Tuesday, July 7, 2015

A piece of string is a wonderful thing by Judy Hindley illustrated by Margaret Chamberlain

A piece of string is a wonderful thing comes from an excellent non fiction series published by Walker Books called Read and Wonder (the original cover is the one below).  We have quite a few in our library so I was excited to see this one on a book sale recently.  I think the series is now called Read and Discover and luckily many of the titles have been reprinted.

In our library we have :
All Pigs are Beautiful
Apple Green and Runner Bean
Chameleons are cool
I love Guinea Pigs
What is a wall after all?
This bowl of Earth
A ruined House

A piece of string is a wonderful thing is told as a rhyme but, as with all the books from this series, it also includes extra facts in this case about string.

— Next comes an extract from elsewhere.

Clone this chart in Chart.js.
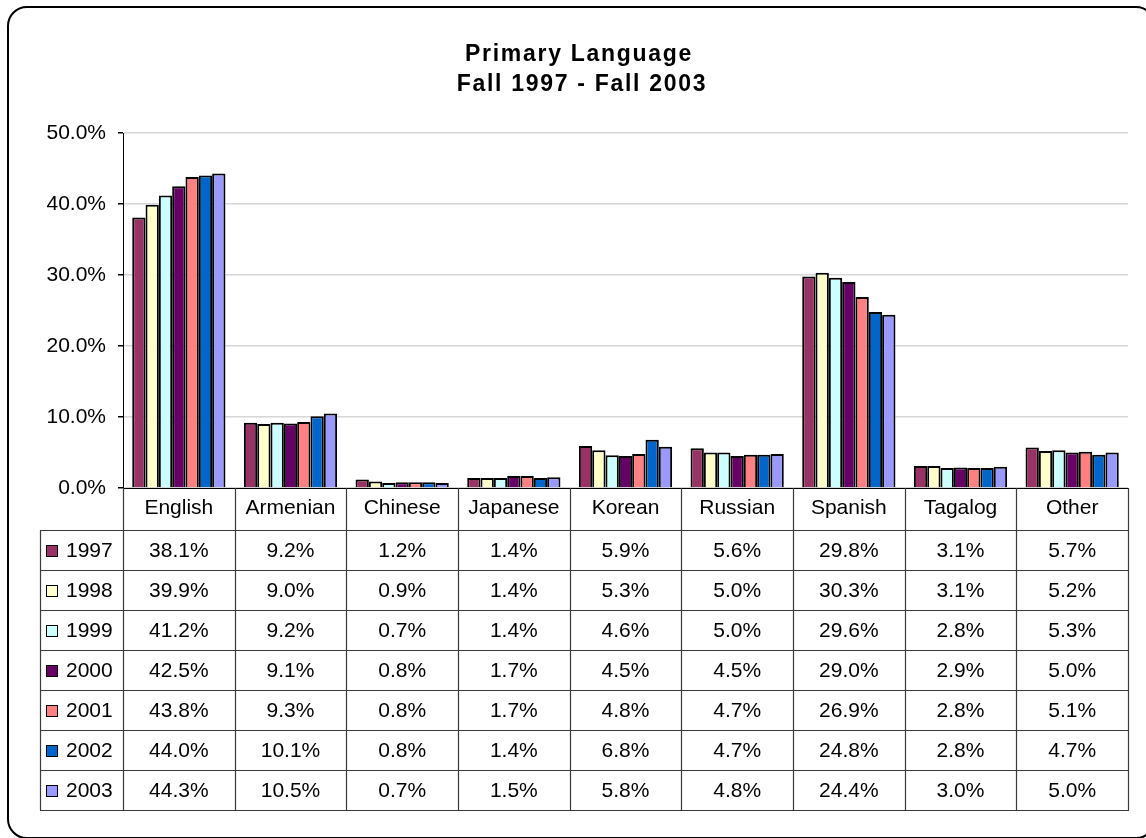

"Let us sing a song about string
what a wonderful thing it is!"

No one really knows the origin of string but like all wonderful human inventions it is sure to have arisen out of necessity such as cave men needing to haul a mammoth or a line for their fishing.  As the cave men huddled in their caves they must have pondered the need for something to hold their trousers up.  "They must have said, 'Oh, a piece of string would be SUCH a fine thing to have around the cave!" You can also read about the Egyptians and their ways of making rope from flax which might then have been used as the first plumb-line and for pulling water from a well.

This book is a joy to read aloud and has lively illustrations by Margaret Chamberlain.  She is the illustrator of The man whose mother was a pirate by Margaret Mahy.

There is so much to talk about with this book and it certainly would lead to some fun string projects. You might also like to look for these books about string.  The end papers show ancient and modern uses of string - so many ideas to explore.  Here are some further ideas.

When I think about rope I think of this quote I like to use with my senior students when we begin our discussions about Multiculturalism.  This comes from an old book in our library called Australopedia which was published in 1988.

"Like the strands of a rope, which woven together make a whole that is stronger than its parts, the different kinds of people in Australia make a country which has more variety, energy, imagination and strength because of all the backgrounds and ideas which are combined together as the Australia people."